- [Do this]:
Exclude the pictures, then copy word for word the lines running from the beginning of the records through the line with "Sans Narrow, Arial".

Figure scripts

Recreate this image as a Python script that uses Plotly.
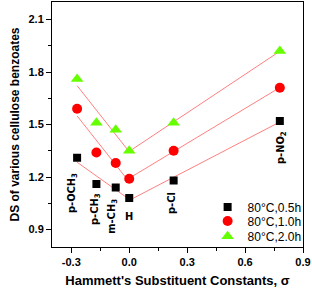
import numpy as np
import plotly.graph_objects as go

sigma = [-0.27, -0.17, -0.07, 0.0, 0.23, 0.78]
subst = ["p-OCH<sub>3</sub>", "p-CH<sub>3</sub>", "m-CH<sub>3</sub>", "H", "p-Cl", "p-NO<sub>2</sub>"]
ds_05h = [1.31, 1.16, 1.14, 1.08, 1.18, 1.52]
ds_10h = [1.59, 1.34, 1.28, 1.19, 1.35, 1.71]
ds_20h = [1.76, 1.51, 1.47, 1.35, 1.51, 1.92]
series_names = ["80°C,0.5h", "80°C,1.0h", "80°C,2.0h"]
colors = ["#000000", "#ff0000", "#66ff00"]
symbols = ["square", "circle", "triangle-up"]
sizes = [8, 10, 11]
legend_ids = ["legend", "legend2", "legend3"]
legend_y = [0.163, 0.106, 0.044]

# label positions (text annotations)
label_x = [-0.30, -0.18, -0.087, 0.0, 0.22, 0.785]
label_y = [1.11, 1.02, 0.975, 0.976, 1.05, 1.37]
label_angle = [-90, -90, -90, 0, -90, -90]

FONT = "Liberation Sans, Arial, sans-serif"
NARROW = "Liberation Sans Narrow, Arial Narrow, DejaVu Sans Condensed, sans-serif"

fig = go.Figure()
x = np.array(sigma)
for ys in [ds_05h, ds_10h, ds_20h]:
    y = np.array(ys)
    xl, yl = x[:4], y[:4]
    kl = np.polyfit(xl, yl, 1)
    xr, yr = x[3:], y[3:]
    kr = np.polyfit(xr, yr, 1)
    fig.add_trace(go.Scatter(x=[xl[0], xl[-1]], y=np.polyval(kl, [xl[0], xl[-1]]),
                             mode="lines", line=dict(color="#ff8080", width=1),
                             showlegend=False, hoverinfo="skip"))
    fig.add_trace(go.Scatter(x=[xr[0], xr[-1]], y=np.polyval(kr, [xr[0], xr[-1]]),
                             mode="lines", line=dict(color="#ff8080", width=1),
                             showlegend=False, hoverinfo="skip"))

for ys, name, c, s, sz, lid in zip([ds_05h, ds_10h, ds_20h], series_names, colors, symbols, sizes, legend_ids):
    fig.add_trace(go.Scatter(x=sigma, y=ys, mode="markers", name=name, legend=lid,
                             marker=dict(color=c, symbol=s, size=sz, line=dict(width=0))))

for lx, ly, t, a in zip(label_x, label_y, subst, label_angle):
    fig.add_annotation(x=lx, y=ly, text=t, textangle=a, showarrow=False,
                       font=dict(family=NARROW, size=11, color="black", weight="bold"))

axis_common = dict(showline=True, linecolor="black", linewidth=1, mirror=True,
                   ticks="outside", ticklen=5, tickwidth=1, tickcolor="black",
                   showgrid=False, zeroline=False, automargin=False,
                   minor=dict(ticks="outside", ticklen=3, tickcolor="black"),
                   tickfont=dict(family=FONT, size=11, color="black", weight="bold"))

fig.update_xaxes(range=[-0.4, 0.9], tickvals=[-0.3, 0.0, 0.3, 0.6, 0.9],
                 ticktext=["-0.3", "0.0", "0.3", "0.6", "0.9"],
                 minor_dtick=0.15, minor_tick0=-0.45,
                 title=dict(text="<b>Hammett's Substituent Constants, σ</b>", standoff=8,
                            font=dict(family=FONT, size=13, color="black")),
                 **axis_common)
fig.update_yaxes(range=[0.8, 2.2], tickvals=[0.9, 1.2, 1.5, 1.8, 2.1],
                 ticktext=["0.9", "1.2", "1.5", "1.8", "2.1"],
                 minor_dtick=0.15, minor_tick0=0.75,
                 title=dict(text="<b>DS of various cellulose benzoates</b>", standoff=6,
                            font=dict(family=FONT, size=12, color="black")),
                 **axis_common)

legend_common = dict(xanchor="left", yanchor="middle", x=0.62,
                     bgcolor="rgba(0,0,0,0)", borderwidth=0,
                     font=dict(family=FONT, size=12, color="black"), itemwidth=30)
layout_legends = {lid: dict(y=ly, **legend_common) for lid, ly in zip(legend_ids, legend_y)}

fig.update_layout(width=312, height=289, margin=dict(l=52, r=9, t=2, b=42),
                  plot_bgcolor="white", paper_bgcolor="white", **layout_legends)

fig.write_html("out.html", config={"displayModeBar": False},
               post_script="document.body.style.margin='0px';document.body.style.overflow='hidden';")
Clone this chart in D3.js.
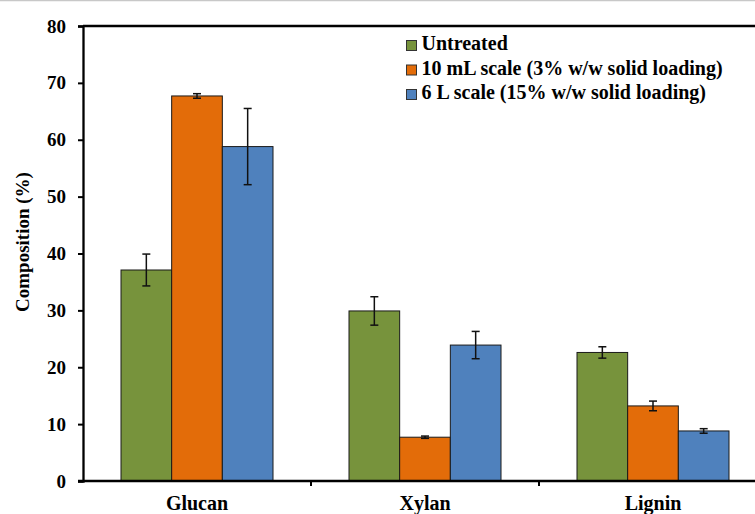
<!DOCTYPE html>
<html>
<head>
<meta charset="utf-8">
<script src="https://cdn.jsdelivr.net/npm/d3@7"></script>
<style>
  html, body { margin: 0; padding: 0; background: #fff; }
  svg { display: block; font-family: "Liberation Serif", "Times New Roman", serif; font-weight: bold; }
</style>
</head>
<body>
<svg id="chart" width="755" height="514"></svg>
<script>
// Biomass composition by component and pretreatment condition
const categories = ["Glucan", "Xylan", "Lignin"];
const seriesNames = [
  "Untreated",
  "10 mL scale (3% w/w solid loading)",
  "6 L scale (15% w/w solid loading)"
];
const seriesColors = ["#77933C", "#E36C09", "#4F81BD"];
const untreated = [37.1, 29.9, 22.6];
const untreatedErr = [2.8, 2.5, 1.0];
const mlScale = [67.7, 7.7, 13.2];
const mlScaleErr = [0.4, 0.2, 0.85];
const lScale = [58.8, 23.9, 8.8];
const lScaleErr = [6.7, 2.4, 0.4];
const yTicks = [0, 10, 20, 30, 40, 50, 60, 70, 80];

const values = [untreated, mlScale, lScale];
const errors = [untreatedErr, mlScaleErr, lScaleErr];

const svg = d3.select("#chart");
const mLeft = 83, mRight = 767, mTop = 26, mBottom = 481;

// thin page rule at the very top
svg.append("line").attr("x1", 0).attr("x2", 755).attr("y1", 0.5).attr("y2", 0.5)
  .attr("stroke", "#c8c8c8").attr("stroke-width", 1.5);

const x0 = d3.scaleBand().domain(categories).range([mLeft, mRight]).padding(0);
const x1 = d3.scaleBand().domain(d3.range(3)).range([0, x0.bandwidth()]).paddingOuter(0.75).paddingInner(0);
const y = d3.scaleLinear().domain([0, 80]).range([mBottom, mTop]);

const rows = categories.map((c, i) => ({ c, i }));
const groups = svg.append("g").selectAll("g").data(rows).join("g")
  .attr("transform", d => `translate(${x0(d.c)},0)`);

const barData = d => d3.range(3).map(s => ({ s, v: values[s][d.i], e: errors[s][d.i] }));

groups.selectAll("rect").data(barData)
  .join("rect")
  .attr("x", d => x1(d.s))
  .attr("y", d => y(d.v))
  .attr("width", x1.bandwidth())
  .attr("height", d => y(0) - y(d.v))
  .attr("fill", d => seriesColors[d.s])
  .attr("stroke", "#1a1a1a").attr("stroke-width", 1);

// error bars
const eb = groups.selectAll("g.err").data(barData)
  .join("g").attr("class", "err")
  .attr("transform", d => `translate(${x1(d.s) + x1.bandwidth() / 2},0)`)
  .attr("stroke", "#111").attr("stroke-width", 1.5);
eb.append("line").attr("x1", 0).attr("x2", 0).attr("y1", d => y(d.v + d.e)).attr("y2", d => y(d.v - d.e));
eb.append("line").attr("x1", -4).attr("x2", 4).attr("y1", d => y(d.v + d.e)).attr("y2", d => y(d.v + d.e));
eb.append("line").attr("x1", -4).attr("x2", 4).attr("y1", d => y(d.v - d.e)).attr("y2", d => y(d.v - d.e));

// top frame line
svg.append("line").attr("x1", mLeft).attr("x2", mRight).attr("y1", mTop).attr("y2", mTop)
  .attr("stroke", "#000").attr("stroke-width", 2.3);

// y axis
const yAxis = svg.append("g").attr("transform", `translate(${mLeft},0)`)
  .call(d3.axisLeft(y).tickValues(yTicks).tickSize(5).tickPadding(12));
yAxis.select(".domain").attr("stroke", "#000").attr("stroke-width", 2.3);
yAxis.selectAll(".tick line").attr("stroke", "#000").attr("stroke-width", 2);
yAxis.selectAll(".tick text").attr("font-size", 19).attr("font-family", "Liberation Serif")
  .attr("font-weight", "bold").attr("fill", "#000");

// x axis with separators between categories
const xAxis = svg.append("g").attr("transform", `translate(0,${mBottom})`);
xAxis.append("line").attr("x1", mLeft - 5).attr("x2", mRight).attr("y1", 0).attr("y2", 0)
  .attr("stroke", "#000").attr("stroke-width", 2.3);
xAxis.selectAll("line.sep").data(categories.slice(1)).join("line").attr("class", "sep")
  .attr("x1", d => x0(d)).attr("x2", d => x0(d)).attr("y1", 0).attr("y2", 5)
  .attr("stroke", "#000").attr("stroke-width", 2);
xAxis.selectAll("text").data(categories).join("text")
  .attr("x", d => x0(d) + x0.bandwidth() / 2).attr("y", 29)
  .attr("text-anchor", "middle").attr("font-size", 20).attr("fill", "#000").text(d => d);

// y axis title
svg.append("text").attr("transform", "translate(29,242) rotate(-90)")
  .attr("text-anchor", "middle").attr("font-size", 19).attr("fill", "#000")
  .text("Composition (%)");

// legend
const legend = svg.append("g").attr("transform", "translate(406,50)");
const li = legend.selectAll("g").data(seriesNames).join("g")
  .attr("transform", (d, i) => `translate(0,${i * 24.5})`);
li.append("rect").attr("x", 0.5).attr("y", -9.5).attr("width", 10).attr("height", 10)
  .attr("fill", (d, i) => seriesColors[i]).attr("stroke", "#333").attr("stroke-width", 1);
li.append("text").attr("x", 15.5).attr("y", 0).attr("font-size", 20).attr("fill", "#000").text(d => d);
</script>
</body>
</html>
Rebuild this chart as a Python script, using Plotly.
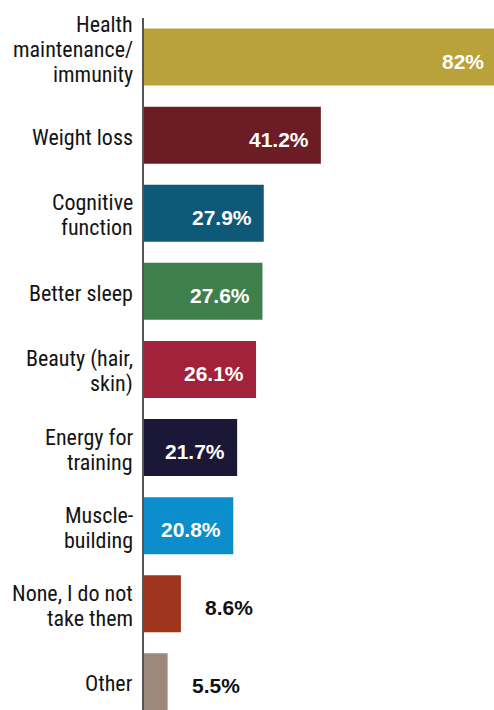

- [Task response]:
Recreate this image as a Python script that uses Plotly.
import numpy as np
import plotly.graph_objects as go

sigma = [-0.27, -0.17, -0.07, 0.0, 0.23, 0.78]
subst = ["p-OCH<sub>3</sub>", "p-CH<sub>3</sub>", "m-CH<sub>3</sub>", "H", "p-Cl", "p-NO<sub>2</sub>"]
ds_05h = [1.31, 1.16, 1.14, 1.08, 1.18, 1.52]
ds_10h = [1.59, 1.34, 1.28, 1.19, 1.35, 1.71]
ds_20h = [1.76, 1.51, 1.47, 1.35, 1.51, 1.92]
series_names = ["80°C,0.5h", "80°C,1.0h", "80°C,2.0h"]
colors = ["#000000", "#ff0000", "#66ff00"]
symbols = ["square", "circle", "triangle-up"]
sizes = [8, 10, 11]
legend_ids = ["legend", "legend2", "legend3"]
legend_y = [0.163, 0.106, 0.044]

# label positions (text annotations)
label_x = [-0.30, -0.18, -0.087, 0.0, 0.22, 0.785]
label_y = [1.11, 1.02, 0.975, 0.976, 1.05, 1.37]
label_angle = [-90, -90, -90, 0, -90, -90]

FONT = "Liberation Sans, Arial, sans-serif"
NARROW = "Liberation Sans Narrow, Arial Narrow, DejaVu Sans Condensed, sans-serif"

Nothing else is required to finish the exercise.